Most kiosk manufacturers are familiar with requirements for physical access defined under the ADA but are unfamiliar with digital accessibility requirements. For some, the first time that accessibility comes up is the result of litigation.
Legal actions by government agencies and advocacy groups representing users with disabilities have been growing and can result in major costs and negative publicity for corporations or educational institutions. Because of the rapid growth in the self-service sector and increased demand for fully accessible systems, TFA advises clients to get ahead of the curve and implement accessible systems while they are developing their products. TFA can support the entire life cycle of development, including the early phase of development.

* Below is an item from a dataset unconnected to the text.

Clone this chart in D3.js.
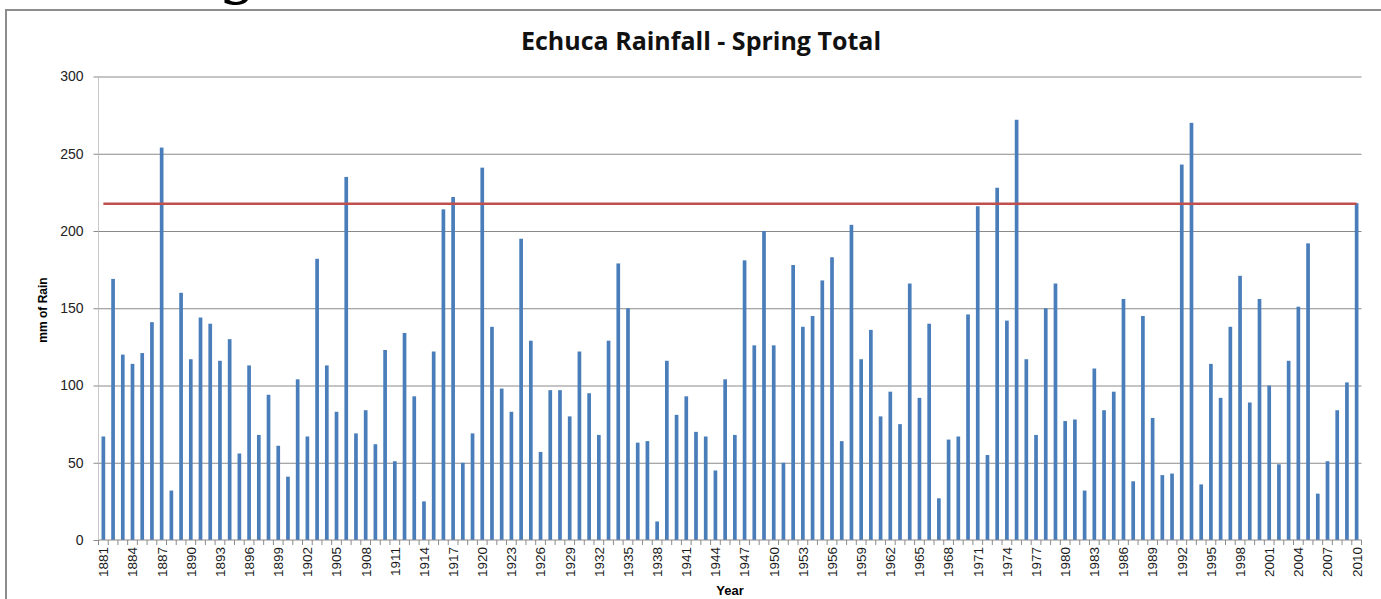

For interfaces that are already in the marketplace and currently not fully accessible, the TFA team works with clients to swiftly bring products up to current accessibility standards.

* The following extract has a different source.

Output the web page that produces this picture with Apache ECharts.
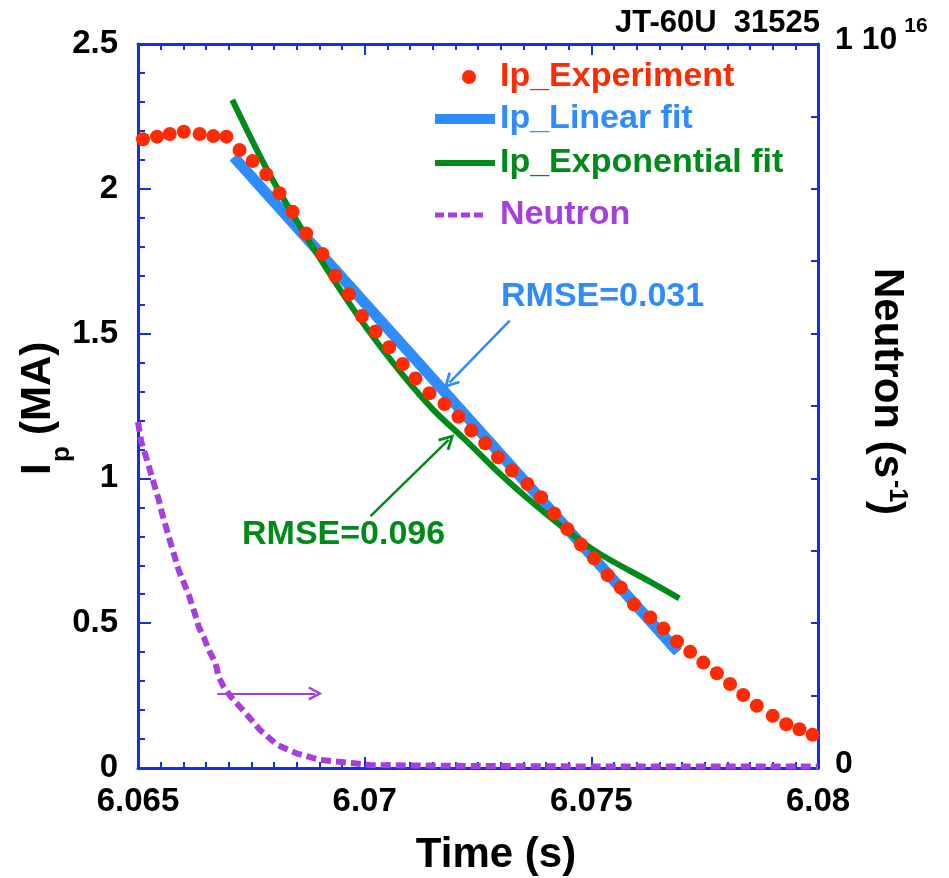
<!DOCTYPE html>
<html>
<head>
<meta charset="utf-8">
<script src="https://cdn.jsdelivr.net/npm/echarts@6/dist/echarts.min.js"></script>
<style>
html,body{margin:0;padding:0;background:#fff;}
#chart{width:949px;height:878px;}
</style>
</head>
<body>
<div id="chart"></div>
<script>
// ---- data ----
const expTime = [6.06511, 6.06542, 6.06570, 6.06601, 6.06636, 6.06666, 6.06695, 6.06724, 6.06753, 6.06783,
  6.06812, 6.06841, 6.06871, 6.06907, 6.06935, 6.06965, 6.06994, 6.07024, 6.07054, 6.07084,
  6.07112, 6.07143, 6.07176, 6.07207, 6.07235, 6.07266, 6.07294, 6.07325, 6.07359, 6.07389,
  6.07418, 6.07447, 6.07477, 6.07506, 6.07536, 6.07565, 6.07594, 6.07630, 6.07659, 6.07689,
  6.07718, 6.07747, 6.07777, 6.07806, 6.07835, 6.07865, 6.07900, 6.07930, 6.07959, 6.07988];
const expIp = [2.171, 2.180, 2.189, 2.197, 2.189, 2.182, 2.180, 2.134, 2.096, 2.050,
  1.985, 1.921, 1.846, 1.775, 1.700, 1.636, 1.561, 1.507, 1.453, 1.395,
  1.345, 1.294, 1.257, 1.213, 1.165, 1.121, 1.073, 1.027, 0.981, 0.935,
  0.879, 0.825, 0.772, 0.724, 0.666, 0.623, 0.565, 0.520, 0.482, 0.437,
  0.401, 0.364, 0.327, 0.290, 0.252, 0.215, 0.180, 0.151, 0.134, 0.115];

const linTime = [6.06711, 6.07691];
const linIp = [2.110, 0.401];

const expoTime = [6.06708, 6.06785, 6.06858, 6.06932, 6.07005, 6.07079, 6.07152, 6.07226, 6.07299, 6.07372, 6.07446, 6.07519, 6.07630, 6.07694];
const expoIp = [2.307, 2.065, 1.869, 1.685, 1.518, 1.367, 1.236, 1.127, 1.015, 0.914, 0.820, 0.739, 0.643, 0.586];

const neuTime = [6.06500, 6.06507, 6.06520, 6.06535, 6.06546, 6.06553, 6.06568, 6.06579, 6.06590, 6.06612,
  6.06623, 6.06634, 6.06645, 6.06656, 6.06671, 6.06678, 6.06689, 6.06704, 6.06737, 6.06770,
  6.06807, 6.06851, 6.06902, 6.06976, 6.07012, 6.07189, 6.07519, 6.08000];
const neuRate = [4.78e15, 4.51e15, 4.25e15, 3.93e15, 3.70e15, 3.52e15, 3.19e15, 2.96e15, 2.73e15, 2.39e15,
  2.18e15, 1.95e15, 1.81e15, 1.63e15, 1.45e15, 1.26e15, 1.12e15, 0.99e15, 0.76e15, 0.52e15,
  0.32e15, 0.20e15, 0.11e15, 0.065e15, 0.04e15, 0.03e15, 0.02e15, 0.02e15];

const xTicks = {min: 6.065, max: 6.080, step: 0.005};
const ipTicks = {min: 0, max: 2.5, step: 0.5};
const neuTicks = {min: 0, max: 1e16, step: 1e15};

// annotation arrows (data coordinates)
const arrowLinear = [[6.07320, 1.545], [6.07187, 1.331]];
const arrowExpo = [[6.07013, 0.870], [6.07185, 1.133]];
const arrowNeutron = [[6.06675, 1.03e15], [6.06891, 1.03e15]];

// ---- style ----
const FONT = '"Liberation Sans", Arial, Helvetica, sans-serif';
const AXIS = '#1530dd';
const RED = '#ff2a00';
const BLUE = '#2e8cff';
const GREEN = '#008a19';
const PURPLE = '#a73fdc';
const CHEVRON = 'path://M6,0 L12,11 L10.2,12 L6,4.2 L1.8,12 L0,11 Z';
const DASH_ICON = 'path://M0,0h9v5h-9z M13,0h9v5h-9z M26,0h9v5h-9z M39,0h9v5h-9z';

const zip = (a, b) => a.map((v, i) => [v, b[i]]);

const chart = echarts.init(document.getElementById('chart'), null, {renderer: 'canvas'});

const baseAxisLine = {show: true, onZero: false, lineStyle: {color: AXIS, width: 3}};

function legendFor(name, color, left, top, icon, w, h, textPad) {
  return {
    data: [{name: name, icon: icon}], left: left, top: top, orient: 'horizontal',
    itemWidth: w, itemHeight: h, selectedMode: false, padding: 0,
    textStyle: {color: color, fontSize: 34, fontWeight: 'bold', fontFamily: FONT, lineHeight: 40,
      padding: [0, 0, 0, textPad]}
  };
}

function txt(text, x, y, size) {
  return {
    type: 'text', x: x, y: y, silent: true,
    style: {text: text, fill: '#000', font: 'bold ' + size + 'px ' + FONT,
      textAlign: 'left', textVerticalAlign: 'middle', align: 'left', verticalAlign: 'middle'}
  };
}

const option = {
  animation: false,
  backgroundColor: '#fff',
  grid: {left: 138, right: 131, top: 44, bottom: 110, containLabel: false, outerBoundsMode: 'none'},
  legend: [
    legendFor('Ip_Experiment', RED, 462, 57, 'circle', 14, 14, 19),
    legendFor('Ip_Linear fit', BLUE, 435, 99, 'rect', 60, 10, 0),
    legendFor('Ip_Exponential fit', GREEN, 435, 143, 'rect', 60, 6, 0),
    legendFor('Neutron', PURPLE, 435, 195, DASH_ICON, 48, 5, 12)
  ],
  xAxis: [{
    type: 'value', position: 'bottom', min: xTicks.min, max: xTicks.max, interval: xTicks.step,
    axisLine: baseAxisLine,
    axisTick: {show: true, inside: true, length: 11, lineStyle: {color: AXIS, width: 2}},
    minorTick: {show: true, splitNumber: 10, length: 6, lineStyle: {color: AXIS, width: 2}},
    splitLine: {show: false},
    axisLabel: {margin: 17, color: '#000', fontSize: 33, fontWeight: 'bold', fontFamily: FONT,
      formatter: v => String(parseFloat(v.toFixed(3)))},
    name: 'Time (s)', nameLocation: 'middle', nameGap: 66, nameMoveOverlap: false,
    nameTextStyle: {color: '#000', fontSize: 42, fontWeight: 'bold', fontFamily: FONT, padding: [0, 0, 0, 36]}
  }, {
    type: 'value', position: 'top', min: xTicks.min, max: xTicks.max, interval: xTicks.step,
    axisLine: baseAxisLine,
    axisTick: {show: true, inside: true, length: 11, lineStyle: {color: AXIS, width: 2}},
    minorTick: {show: true, splitNumber: 10, length: 6, lineStyle: {color: AXIS, width: 2}},
    splitLine: {show: false},
    axisLabel: {show: false}
  }],
  yAxis: [{
    type: 'value', position: 'left', min: ipTicks.min, max: ipTicks.max, interval: ipTicks.step,
    axisLine: baseAxisLine,
    axisTick: {show: true, inside: true, length: 13, lineStyle: {color: AXIS, width: 2}},
    minorTick: {show: true, splitNumber: 5, length: 7, lineStyle: {color: AXIS, width: 2}},
    splitLine: {show: false},
    axisLabel: {margin: 20, color: '#000', fontSize: 33, fontWeight: 'bold', fontFamily: FONT}
  }, {
    type: 'value', position: 'right', min: neuTicks.min, max: neuTicks.max, interval: neuTicks.step,
    axisLine: baseAxisLine,
    axisTick: {show: true, inside: true, length: 7, lineStyle: {color: AXIS, width: 2}},
    splitLine: {show: false},
    axisLabel: {
      margin: 17, color: '#000', fontSize: 32, fontWeight: 'bold', fontFamily: FONT,
      padding: [0, 0, 8, 0],
      formatter: v => v === 0 ? '0' : (v >= neuTicks.max ? '{a|1 10}{s|16}' : ''),
      rich: {
        a: {fontSize: 32, fontWeight: 'bold', fontFamily: FONT, color: '#000', lineHeight: 48, verticalAlign: 'middle'},
        s: {fontSize: 21, fontWeight: 'bold', fontFamily: FONT, color: '#000', lineHeight: 21, verticalAlign: 'top', padding: [0, 0, 0, 7]}
      }
    }
  }],
  series: [{
    name: 'Neutron', type: 'line', xAxisIndex: 0, yAxisIndex: 1, z: 1,
    data: zip(neuTime, neuRate), symbol: 'none', smooth: false,
    lineStyle: {color: PURPLE, width: 6, type: [10, 5]},
    itemStyle: {color: PURPLE},
    markLine: {
      silent: true, symbol: ['none', CHEVRON], symbolSize: 14,
      label: {show: false},
      lineStyle: {color: PURPLE, width: 2, type: 'solid'},
      data: [[{coord: arrowNeutron[0]}, {coord: arrowNeutron[1]}]]
    }
  }, {
    name: 'Ip_Linear fit', type: 'line', xAxisIndex: 0, yAxisIndex: 0, z: 2,
    data: zip(linTime, linIp), symbol: 'none',
    lineStyle: {color: BLUE, width: 11},
    itemStyle: {color: BLUE},
    markLine: {
      silent: true, symbol: ['none', CHEVRON], symbolSize: 16,
      label: {show: false},
      lineStyle: {color: BLUE, width: 2.5, type: 'solid'},
      data: [[{coord: arrowLinear[0]}, {coord: arrowLinear[1]}]]
    }
  }, {
    name: 'Ip_Exponential fit', type: 'line', xAxisIndex: 0, yAxisIndex: 0, z: 3,
    data: zip(expoTime, expoIp), symbol: 'none', smooth: 0.3,
    lineStyle: {color: GREEN, width: 6},
    itemStyle: {color: GREEN},
    markLine: {
      silent: true, symbol: ['none', CHEVRON], symbolSize: 16,
      label: {show: false},
      lineStyle: {color: GREEN, width: 2.5, type: 'solid'},
      data: [[{coord: arrowExpo[0]}, {coord: arrowExpo[1]}]]
    }
  }, {
    name: 'Ip_Experiment', type: 'scatter', xAxisIndex: 0, yAxisIndex: 0, z: 4,
    data: zip(expTime, expIp), symbol: 'circle', symbolSize: 14,
    itemStyle: {color: RED, opacity: 1}
  }],
  graphic: [{
    type: 'text', right: 949 - 820, top: 8,
    style: {text: 'JT-60U  31525', fill: '#000', font: 'bold 31px ' + FONT}
  }, {
    type: 'text', left: 501, top: 280,
    style: {text: 'RMSE=0.031', fill: BLUE, font: 'bold 34px ' + FONT}
  }, {
    type: 'text', left: 242, top: 518,
    style: {text: 'RMSE=0.096', fill: GREEN, font: 'bold 34px ' + FONT}
  }, {
    // left axis title: I_p (MA), rotated to read bottom-to-top
    type: 'group', x: 53, y: 475, rotation: Math.PI / 2,
    children: [
      txt('I', 0, -14.6, 42),
      txt('p', 13, 9, 26),
      txt('(MA)', 40, -14.6, 42)
    ]
  }, {
    // right axis title: Neutron (s^-1), rotated to read top-to-bottom
    type: 'group', x: 872, y: 268, rotation: -Math.PI / 2,
    children: [
      txt('Neutron (s', 0, -14.6, 42),
      txt('-1', 212, -25, 25),
      txt(')', 233, -14.6, 42)
    ]
  }]
};

chart.setOption(option);
</script>
</body>
</html>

Operating as a well-rounded consulting firm, TFA provides comprehensive services for digital assets, including integrated hardware and software products (e.g., kiosks, standalone point-of-sale systems, software applications, and websites). The company serves a diverse client base in transportation, financial, retail, publishing, higher education (both institutions & technology providers), distributions of goods & services, technology, and others. TFA’s recommendations and staffing are discreetly tailored to meet clients’ needs on a project to project basis. With the client’s needs and resources in mind, TFA provides an execution plan to incorporate broader accessibilitygoals into its clients’ business and organizational strategies.
TFA’s sound, feasible, and cost-effective pathway brings kiosk systems into conformance with current accessibility laws. Its step by step approach begins with a gap analysis, during which the TFA technical team conducts in-depth testing and analysis to identify barriers and plan remediation or redesign. The team will then analyze and create a “universal design” document that addresses the needs of all users. This document will be the design foundation of an accessible kiosk. “TFA is well-positioned to offer support to expand the inclusive skill set in developers to consider different avenues of the human-computer interface that include those with disabilities,” states Eghtesadi. The methodology has been successfully used and implemented with TFA clients facing regulatory challenges.
From a technology perspective, the TFA team has decades of experience working on the accessibility and usability of kiosks, transaction machines, and large-scale office equipment. Through engagements, and because of the integration of experts with disabilities in the teams, TFA’s consultants have acquired in-depth knowledge of the barriers facing people with disabilities, particularly people with vision loss.
Having carved a strong foundation in supporting a more inclusive society, TFA intends to remain as a premium consulting company to provide the most cost-effective and efficient solution that works for clients. “Our goal is to continue to create innovative solutions that go beyond mere conformance but transcend those standards to being exceptionally user friendly and accessible,” mentions Eghtesadi. TFA has always maintained a highly motivated and cohesive virtual team and is well acquainted with the challenges and opportunities this involves and shares this skill with its clients. The company is looking forward to international expansion and is excited to engage with diverse clients and help them to succeed in maintaining high standards in serving their clients.